Why did Kafelnikov own Santoro so badly, when Santoro usually had a knack of bothering a lot of top players? Because Kafelnikov does all the fundamentals well and is extremely hard to bedazzle. You've got to overpower Kafelnikov with a weapon. Interestingly, Courier's forehand usually wasn't enough, as Kafelnikov could exploit certain technical weaknesses. Courier's forehand was revolutionary in 1991-1993 time, but was mostly seen as little different to other good forehands by 1994-1997.
 
Kiefer had a good RoS. Therefore, and because he looked a little alike with beard and bald hair, he was compared to Agassi here in Germany.

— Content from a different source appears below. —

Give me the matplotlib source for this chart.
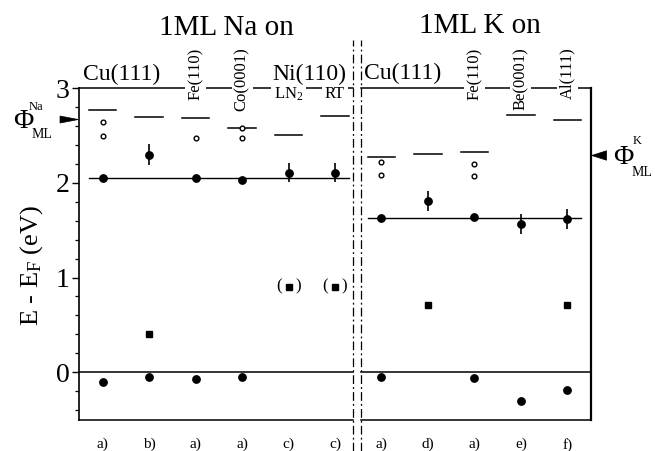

Funny you mention this. I distinctly remember watching a 1998 Cincinnati first round match between Agassi and Kiefer in which some fans remarked how similar they looked from afar. Both wore nearly identical Nike outfits and had similar facial hair. The following year's Cincy media guide's recap of the '98 tournament mentions the lookalike situation.
 
Funny you mention this. I distinctly remember watching a 1998 Cincinnati first round match between Agassi and Kiefer in which some fans remarked how similar they looked from afar. Both wore nearly identical Nike outfits and had similar facial hair. The following year's Cincy media guide's recap of the '98 tournament mentions the lookalike situation.
Well German media after Becker got old were eager to push the next big player so Kiefer (and Haas) were the first prospects. Comparing Kiefer with Agassi was to some extent an attempt to market him. He was of course light-years away from Agassi, as soon as media noticed that neither Kiefer nor Haas would fit into Becker's footsteps they were denigrated like always it is done in Germany with their sport stars.
 
Well German media after Becker got old were eager to push the next big player so Kiefer (and Haas) were the first prospects. Comparing Kiefer with Agassi was to some extent an attempt to market him. He was of course light-years away from Agassi, as soon as media noticed that neither Kiefer nor Haas would fit into Becker's footsteps they were denigrated like always it is done in Germany with their sport stars.
Kiefer lost to Becker in straight at ****ing Wimbledon 1999 lmao.